> PROVIDED RECORDS:
============
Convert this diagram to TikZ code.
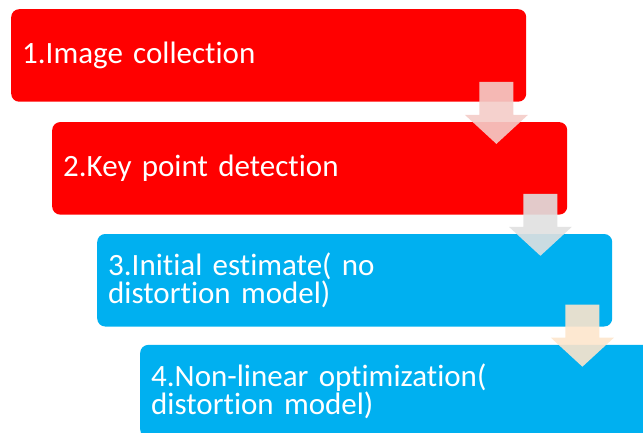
\documentclass[tikz,border=0pt]{standalone}
\usepackage{fontspec}
\setmainfont[Ligatures=NoCommon, WordSpace=0.8]{Carlito}
\usetikzlibrary{positioning,calc}

\definecolor{stepred}{HTML}{FF0000}
\definecolor{stepblue}{HTML}{00B0F0}
\definecolor{arrowpink}{HTML}{F4CCC8}
\definecolor{arrowgray}{HTML}{E0E0E0}
\definecolor{arrowpeach}{HTML}{FDE5CC}

\tikzset{
    stepbox/.style={rectangle, rounded corners=8bp, fill=#1, text=white,
        anchor=north west, minimum height=92.5bp, text width=493bp,
        inner xsep=11bp, inner ysep=0pt, align=left,
        font=\fontsize{31bp}{28.5bp}\selectfont},
    pics/downarrow/.style={code={
        \fill[#1, fill opacity=0.9] (-17,0) -- (17,0) -- (17,-33) -- (31.5,-33)
            -- (0,-62) -- (-31.5,-33) -- (-17,-33) -- cycle;}}
}

\begin{document}
\begin{tikzpicture}[x=1bp, y=1bp]
    \useasboundingbox (0,0) rectangle (643,432);
    \clip (0,0) rectangle (643,432);

    % steps
    \node[stepbox=stepred] (s1) at (11,423) {1.Image collection};
    \node[stepbox=stepred, below right=20bp and 41bp of s1.south west] (s2) {2.Key point detection};
    \node[stepbox=stepblue, below right=19bp and 45bp of s2.south west] (s3) {3.Initial estimate( no\\distortion model)};
    \node[stepbox=stepblue, below right=18bp and 43bp of s3.south west] (s4) {4.Non-linear optimization(\\distortion model)};

    % arrows between steps
    \pic at ($(s1.south east)+(-30,20)$) {downarrow=arrowpink};
    \pic at ($(s2.south east)+(-27,21)$) {downarrow=arrowgray};
    \pic at ($(s3.south east)+(-30,22)$) {downarrow=arrowpeach};
\end{tikzpicture}
\end{document}
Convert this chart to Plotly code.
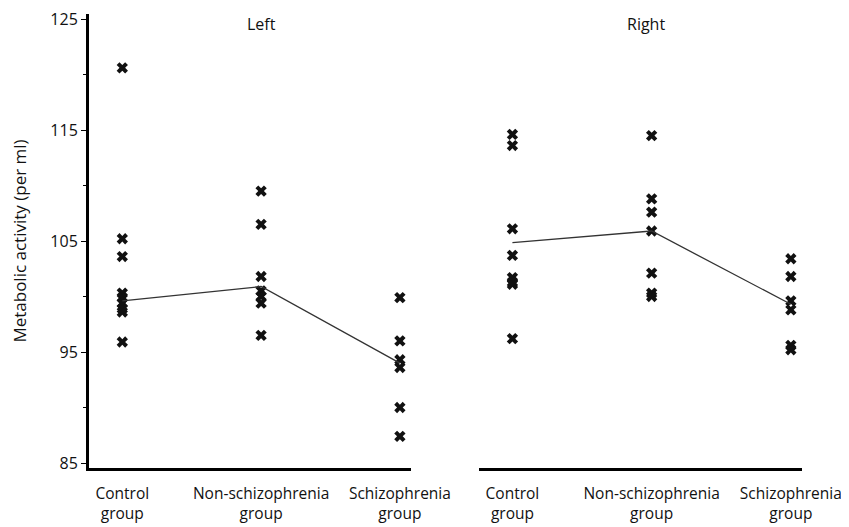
import plotly.graph_objects as go

groups = ["Control<br>group", "Non-schizophrenia<br>group", "Schizophrenia<br>group"]
panels = ["Left", "Right"]

left_control = [120.6, 105.2, 103.6, 100.3, 99.9, 99.4, 98.9, 98.6, 95.9]
left_nonschiz = [109.5, 106.5, 101.8, 100.5, 100.0, 99.4, 96.5]
left_schiz = [99.9, 96.0, 94.3, 93.6, 90.0, 87.4]
left_line = [99.6, 100.9, 94.0]

right_control = [114.6, 113.6, 106.1, 103.7, 101.7, 101.3, 101.1, 96.2]
right_nonschiz = [114.5, 108.8, 107.6, 105.9, 102.1, 100.3, 100.0]
right_schiz = [103.4, 101.8, 99.6, 98.8, 95.6, 95.2]
right_line = [104.85, 105.9, 99.3]

yticks = [85, 95, 105, 115, 125]

FONT = "'Open Sans', Lato, sans-serif"
fig = go.Figure()

def add_panel(series, line, xa, ya):
    for i, vals in enumerate(series):
        fig.add_trace(go.Scatter(
            x=[i] * len(vals), y=vals, mode="markers", xaxis=xa, yaxis=ya,
            marker=dict(symbol="x", size=10, color="#111111", line=dict(width=0)),
            showlegend=False, hoverinfo="y"))
    fig.add_trace(go.Scatter(
        x=list(range(len(line))), y=line, mode="lines", xaxis=xa, yaxis=ya,
        line=dict(color="#333333", width=1.3), showlegend=False, hoverinfo="y"))

add_panel([left_control, left_nonschiz, left_schiz], left_line, "x", "y")
add_panel([right_control, right_nonschiz, right_schiz], right_line, "x2", "y2")

xcommon = dict(range=[-0.24, 2.08], tickmode="array", tickvals=[0, 1, 2], ticktext=groups,
               showline=True, linewidth=3, linecolor="black", ticks="", showgrid=False,
               zeroline=False, automargin=False, ticklabeloverflow="allow",
               tickfont=dict(family=FONT, size=15.5, color="#111111"),
               ticklabelstandoff=9)
fig.update_layout(
    width=841, height=519,
    margin=dict(l=81, r=47, t=6, b=59),
    plot_bgcolor="white", paper_bgcolor="white",
    xaxis=dict(domain=[0, 0.4516], **xcommon),
    xaxis2=dict(domain=[0.547, 1], **xcommon),
    yaxis=dict(range=[84.55, 125.45], tickmode="array", tickvals=yticks,
               showline=True, linewidth=3, linecolor="black", ticks="outside",
               ticklen=5, tickwidth=1, tickcolor="black", showgrid=False, zeroline=False,
               automargin=False, ticklabeloverflow="allow",
               minor=dict(tickvals=[90, 100, 110, 120], ticks="outside", ticklen=3,
                          tickwidth=1, tickcolor="black"),
               tickfont=dict(family=FONT, size=16, color="#111111"),
               title=dict(text="Metabolic activity (per ml)", standoff=20,
                          font=dict(family=FONT, size=17, color="#111111"))),
    yaxis2=dict(range=[84.55, 125.45], anchor="x2", showline=False, showticklabels=False,
                ticks="", showgrid=False, zeroline=False, automargin=False),
    annotations=[
        dict(text=panels[0], xref="x", yref="paper", x=1, y=0.978, showarrow=False,
             font=dict(family=FONT, size=16, color="#111111"), yanchor="middle"),
        dict(text=panels[1], xref="x2", yref="paper", x=0.96, y=0.978, showarrow=False,
             font=dict(family=FONT, size=16, color="#111111"), yanchor="middle"),
    ],
)

fig.write_html("out.html")
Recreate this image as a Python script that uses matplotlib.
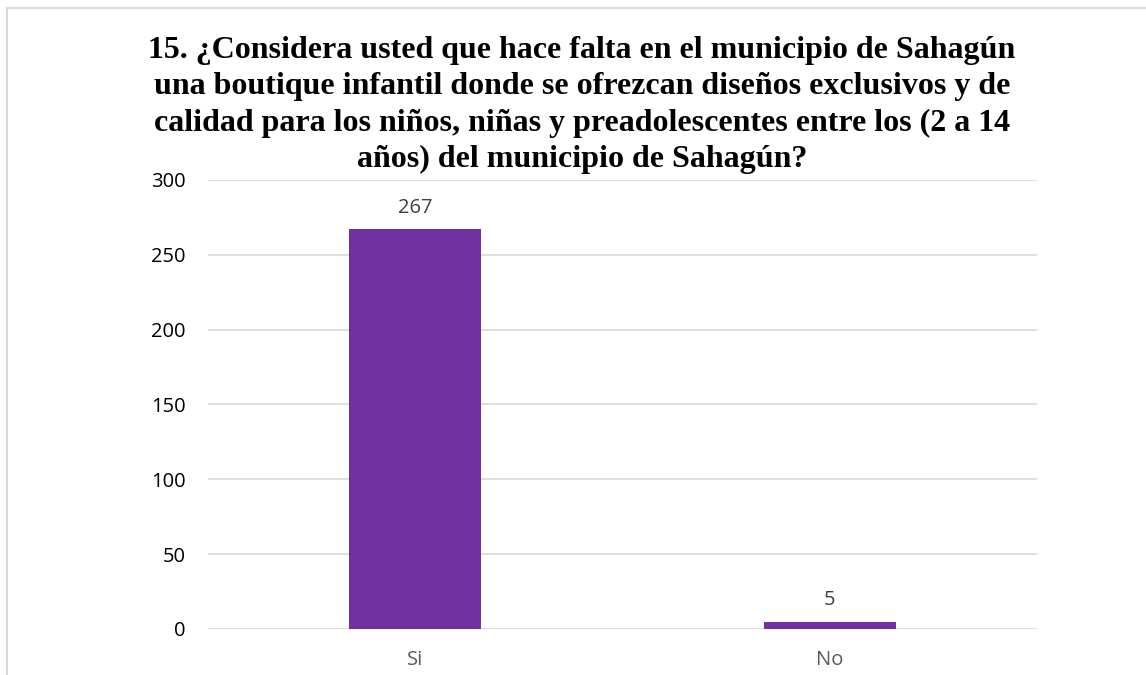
import matplotlib
matplotlib.use("Agg")
import matplotlib.pyplot as plt
from matplotlib.patches import Rectangle

categories = ["Si", "No"]
values = [267, 5]
title = ("15. ¿Considera usted que hace falta en el municipio de Sahagún\n"
         "una boutique infantil donde se ofrezcan diseños exclusivos y de\n"
         "calidad para los niños, niñas y preadolescentes entre los (2 a 14\n"
         "años) del municipio de Sahagún?")
yticks = [0, 50, 100, 150, 200, 250, 300]

W, H = 1146, 675
fig = plt.figure(figsize=(W / 100, H / 100), dpi=100)
fig.patch.set_facecolor("white")

# chart frame
fig.add_artist(Rectangle((7 / W, -0.5), 2.0, (H - 8) / H + 0.5,
                         transform=fig.transFigure, fill=False,
                         edgecolor="#D9D9D9", linewidth=1.5))

ax = fig.add_axes([208 / W, 46 / H, 829 / W, 449 / H])
x = range(len(categories))
bars = ax.bar(x, values, width=0.318, color="#7030A0", zorder=3)
ax.set_xlim(-0.5, len(categories) - 0.5)
ax.set_ylim(0, 300)
ax.set_yticks(yticks)
ax.set_xticks(list(x))
ax.set_xticklabels(categories)
ax.grid(axis="y", color="#D9D9D9", linewidth=1.2, zorder=0)
for s in ax.spines.values():
    s.set_visible(False)
ax.tick_params(axis="both", length=0)
ax.tick_params(axis="y", pad=16, labelsize=14.5, labelcolor="#000000")
ax.tick_params(axis="x", pad=15, labelsize=14.5, labelcolor="#595959")
for lbl in ax.get_xticklabels() + ax.get_yticklabels():
    lbl.set_fontfamily("Open Sans")

for b, v in zip(bars, values):
    ax.annotate(str(v), (b.get_x() + b.get_width() / 2, v),
                xytext=(0, 8), textcoords="offset points",
                ha="center", va="bottom", fontsize=14.5,
                color="#404040", family="Open Sans")

fig.text(582 / W, (H - 36) / H, title, ha="center", va="top",
         fontsize=23, fontweight="bold", family="Liberation Serif",
         linespacing=1.33)

fig.savefig("out.png", dpi=100)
============
> WORK TO COMPLETE:
Return exactly the lines from the one with "Recreate this image" to the one with "from matplotlib.patches import Rectangle", both ends kept, and only those. Images are left out.

> SOLUTION FOR THIS TASK:
Recreate this image as a Python script that uses matplotlib.
import matplotlib
matplotlib.use("Agg")
import matplotlib.pyplot as plt
from matplotlib.patches import Rectangle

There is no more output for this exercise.